Gothic architecture, which emerged in 12th-century France, is characterized by pointed arches, ribbed vaults, flying buttresses, and soaring vertical proportions. These structural innovations distributed weight more efficiently, allowing taller walls, larger stained-glass windows, and an aesthetic of verticality designed to evoke spiritual transcendence.
Visit or study detailed photographs of major Gothic cathedrals like Chartres, Amiens, and Reims. Trace the load paths of flying buttresses and understand how they enable architectural height. Examine how the interior vertical emphasis combined with light streaming through stained glass created spiritual atmosphere.

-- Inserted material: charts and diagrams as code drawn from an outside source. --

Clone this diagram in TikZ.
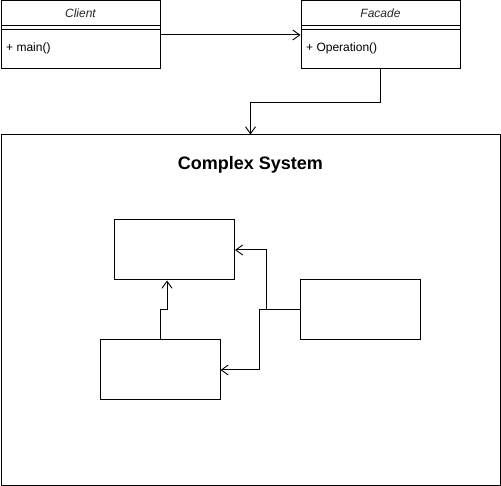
\documentclass[tikz,border=0pt]{standalone}
\usepackage{fontspec}
\setmainfont{Liberation Sans}
\usetikzlibrary{arrows.meta}
\begin{document}
\begin{tikzpicture}[x=1pt,y=-1pt,
  box/.style={draw=black, line width=1pt, inner sep=0pt, minimum width=120pt, minimum height=60pt},
  cls/.style={draw=black, line width=1pt, inner sep=0pt, minimum width=159pt, minimum height=68pt},
  con/.style={draw=black, line width=1pt, -{Straight Barb[length=7pt,width=10pt,line width=0.9pt]}},
  txt/.style={font=\fontsize{12}{14}\selectfont, inner sep=0pt, anchor=west},
  hdr/.style={font=\fontsize{12}{14}\selectfont\itshape, inner sep=0pt, text=black!85}]
\useasboundingbox (0,0) rectangle (501,486);
% class boxes
\node[cls] (client) at (80.5,35) {};
\node[cls] (facade) at (380.5,35) {};
\draw[line width=1pt] (client.west |- 0,26) -- (client.east |- 0,26);
\draw[line width=1pt] (client.west |- 0,30) -- (client.east |- 0,30);
\draw[line width=1pt] (facade.west |- 0,26) -- (facade.east |- 0,26);
\draw[line width=1pt] (facade.west |- 0,30) -- (facade.east |- 0,30);
\node[hdr] (clientname) at (80.5,13.5) {Client};
\node[hdr] (facadename) at (380.5,13.5) {Facade};
\node[txt] (clientop) at (6,48) {+ main()};
\node[txt] (facadeop) at (306,48) {+ Operation()};
% system
\node[draw=black, line width=1pt, inner sep=0pt, minimum width=499pt, minimum height=350pt] (sys) at (250.5,310) {};
\node[font=\fontsize{18}{21}\selectfont\bfseries, inner sep=0pt] (title) at (250.5,165) {Complex System};
\node[box] (A) at (174.5,250) {};
\node[box] (B) at (160,370) {};
\node[box] (C) at (360,310) {};
% connectors
\draw[con] (client.east) -- (facade.west);
\draw[con] (facade.south) -- ++(0,33) -| (sys.north);
\draw[con] (B.north) -- ++(0,-30) -| ([xshift=-7.5pt]A.south);
\draw[con] (C.west) -- ++(-33,0) |- (A.east);
\draw[con] (C.west) -- ++(-40,0) |- (B.east);
\end{tikzpicture}
\end{document}
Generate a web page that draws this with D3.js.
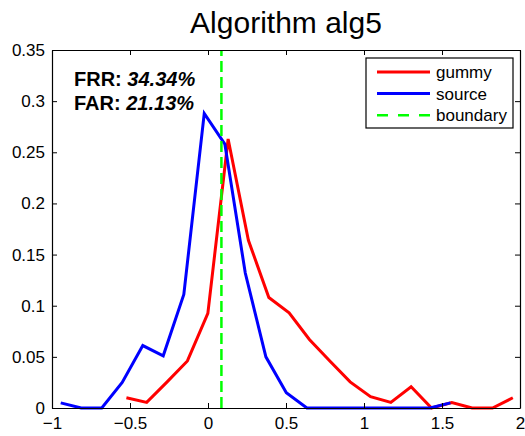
<!DOCTYPE html>
<html>
<head>
    <meta charset="utf-8">
    <title>Algorithm alg5</title>
    <script src="https://cdnjs.cloudflare.com/ajax/libs/d3/7.8.5/d3.min.js"></script>
    <style>
        body {
            margin: 0;
            background: #fff;
        }

        svg text {
            font-family: "Liberation Sans", Arial, sans-serif;
            fill: #000;
        }

        .axis path,
        .axis line {
            stroke: #000;
        }
    </style>
</head>
<body>
<svg id="chart"></svg>

<script>
    const width = 525;
    const height = 436;
    const margin = { top: 50, right: 5, bottom: 28, left: 52 };

    // values
    const sourceX = [-0.944, -0.813, -0.681, -0.550, -0.418, -0.287, -0.155, -0.024, 0.108, 0.239,
                     0.371, 0.502, 0.634, 0.765, 0.897, 1.028, 1.160, 1.291, 1.423, 1.554];
    const sourceY = [0.005, 0, 0, 0.025, 0.061, 0.051, 0.111, 0.288, 0.258, 0.132,
                     0.050, 0.015, 0, 0, 0, 0, 0, 0, 0, 0.005];

    const gummyX = [-0.523, -0.393, -0.262, -0.132, -0.001, 0.129, 0.259, 0.390, 0.520, 0.650,
                    0.781, 0.911, 1.042, 1.172, 1.302, 1.433, 1.563, 1.693, 1.824, 1.954];
    const gummyY = [0.010, 0.0055, 0.0255, 0.046, 0.0925, 0.263, 0.164, 0.108, 0.093, 0.067,
                    0.046, 0.0255, 0.011, 0.0055, 0.0208, 0, 0.0054, 0, 0, 0.010];

    const boundary = 0.086;
    const xTicks = [-1, -0.5, 0, 0.5, 1, 1.5, 2];
    const yTicks = [0, 0.05, 0.1, 0.15, 0.2, 0.25, 0.3, 0.35];
    const legendNames = ["gummy", "source", "boundary"];
    const legendColors = ["#ff0000", "#0000ff", "#00ff00"];
    const frr = "34.34%";
    const far = "21.13%";

    const svg = d3.select("#chart")
        .attr("width", width)
        .attr("height", height);

    const x = d3.scaleLinear().domain([-1, 2]).range([margin.left, width - margin.right]);
    const y = d3.scaleLinear().domain([0, 0.35]).range([height - margin.bottom, margin.top]);

    const fmt = d => d3.format("")(d).replace("-", "\u2212");

    // title
    svg.append("text")
        .attr("x", (x.range()[0] + x.range()[1]) / 2)
        .attr("y", 33)
        .attr("text-anchor", "middle")
        .style("font-size", "30px")
        .text("Algorithm alg5");

    // curves
    const line = d3.line().x(d => x(d[0])).y(d => y(d[1]));

    svg.append("path")
        .datum(gummyX.map((v, i) => [v, gummyY[i]]))
        .attr("d", line)
        .attr("fill", "none")
        .attr("stroke", legendColors[0])
        .attr("stroke-width", 3);

    svg.append("path")
        .datum(sourceX.map((v, i) => [v, sourceY[i]]))
        .attr("d", line)
        .attr("fill", "none")
        .attr("stroke", legendColors[1])
        .attr("stroke-width", 3);

    svg.append("line")
        .attr("x1", x(boundary)).attr("x2", x(boundary))
        .attr("y1", y(0)).attr("y2", y(0.35))
        .attr("stroke", legendColors[2])
        .attr("stroke-width", 2.5)
        .attr("stroke-dasharray", "11,5");

    // axes with inward ticks on all four sides
    const tick = 5;
    svg.append("g")
        .attr("class", "axis")
        .attr("transform", `translate(0,${y(0)})`)
        .call(d3.axisBottom(x).tickValues(xTicks).tickSizeInner(-tick).tickSizeOuter(0).tickPadding(9).tickFormat(fmt))
        .call(g => g.selectAll("text").style("font-size", "17px"));

    svg.append("g")
        .attr("class", "axis")
        .attr("transform", `translate(0,${y(0.35)})`)
        .call(d3.axisTop(x).tickValues(xTicks).tickSizeInner(-tick).tickSizeOuter(0).tickFormat(""));

    svg.append("g")
        .attr("class", "axis")
        .attr("transform", `translate(${x(-1)},0)`)
        .call(d3.axisLeft(y).tickValues(yTicks).tickSizeInner(-tick).tickSizeOuter(0).tickPadding(7).tickFormat(d3.format("")))
        .call(g => g.selectAll("text").style("font-size", "17px"));

    svg.append("g")
        .attr("class", "axis")
        .attr("transform", `translate(${x(2)},0)`)
        .call(d3.axisRight(y).tickValues(yTicks).tickSizeInner(-tick).tickSizeOuter(0).tickFormat(""));

    svg.selectAll(".axis .domain").attr("stroke-width", 1.2);

    // FRR / FAR annotation
    const note = svg.append("g").style("font-size", "20px").style("font-weight", "bold");
    [["FRR: ", frr, 86], ["FAR: ", far, 110]].forEach(r => {
        const t = note.append("text").attr("x", 74).attr("y", r[2]);
        t.append("tspan").text(r[0]);
        t.append("tspan").style("font-style", "italic").text(r[1]);
    });

    // legend
    const legend = svg.append("g");
    legend.append("rect")
        .attr("x", 366).attr("y", 58)
        .attr("width", 147).attr("height", 70)
        .attr("fill", "#fff")
        .attr("stroke", "#000")
        .attr("stroke-width", 1.2);

    legendNames.forEach((name, i) => {
        const ly = 72 + i * 21.6;
        legend.append("line")
            .attr("x1", 377).attr("x2", 430)
            .attr("y1", ly).attr("y2", ly)
            .attr("stroke", legendColors[i])
            .attr("stroke-width", i === 2 ? 2.5 : 3)
            .attr("stroke-dasharray", i === 2 ? "11,10" : null);
        legend.append("text")
            .attr("x", 436).attr("y", ly)
            .attr("dy", "0.35em")
            .style("font-size", "17px")
            .text(name);
    });
</script>
</body>
</html>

If you have studied Byzantine and medieval art, you know that earlier medieval churches were dominated by thick walls, small windows, and a heavy, earthbound solidity. The Romanesque barrel vault required massive walls to bear its outward thrust, which limited how tall or light a building could be. Gothic architecture solved this problem through a set of interlocking structural innovations that transformed what stone could do. The pointed arch, unlike the semicircular Roman arch, could span openings of different widths while reaching the same height, making it far more flexible for creating complex vaulted ceilings. Ribbed vaults concentrated structural loads along thin stone ribs rather than across an entire ceiling surface, and flying buttresses — those dramatic external arms arcing over the sides of the building — transferred the outward thrust of the vault down to massive piers set apart from the main walls. Together, these three elements meant that the walls themselves no longer needed to bear the building's weight.
The consequences were revolutionary. Walls that no longer supported the roof could be opened up into enormous windows, and those windows were filled with stained glass that flooded the interior with colored light. If you recall the classical orders of architecture — Doric, Ionic, Corinthian — those systems expressed stability and proportion through horizontal emphasis and measured ratios. Gothic architecture inverted this logic entirely: every line pulls the eye upward. Columns become impossibly slender, arches stretch toward pointed peaks, and the interior space seems to soar beyond physical limits. The effect was theological by design — the vertical pull was meant to lift the mind toward God, and the luminous interior was understood as a metaphor for divine illumination.
It is important to recognize that Gothic was not a single uniform style. Early Gothic (mid-12th century, exemplified by the Abbey Church of Saint-Denis and Notre-Dame de Paris) introduced the structural vocabulary but retained relatively thick walls and moderate height. High Gothic (early 13th century, epitomized by Chartres, Reims, and Amiens) pushed these innovations to their logical extremes — walls dissolved almost entirely into glass, and nave heights exceeded 40 meters. Late Gothic or Flamboyant Gothic (14th–15th centuries) turned the structural system into an occasion for decorative virtuosity, with flame-like tracery patterns in windows and increasingly elaborate vault designs like fan vaults and pendant vaults in England.
Gothic architecture also reveals how engineering and aesthetics are inseparable. The flying buttress is both a structural necessity and a dramatic visual statement; the rose window is both a wall opening made possible by load redistribution and a symbolic representation of cosmic order. Understanding Gothic means understanding that its beauty was never merely decorative — it emerged directly from the logic of its structure. This is why Gothic has been repeatedly revived (most notably in the 19th-century Gothic Revival): not just for its visual drama, but because it represents one of the most complete fusions of technical innovation and spiritual aspiration in architectural history.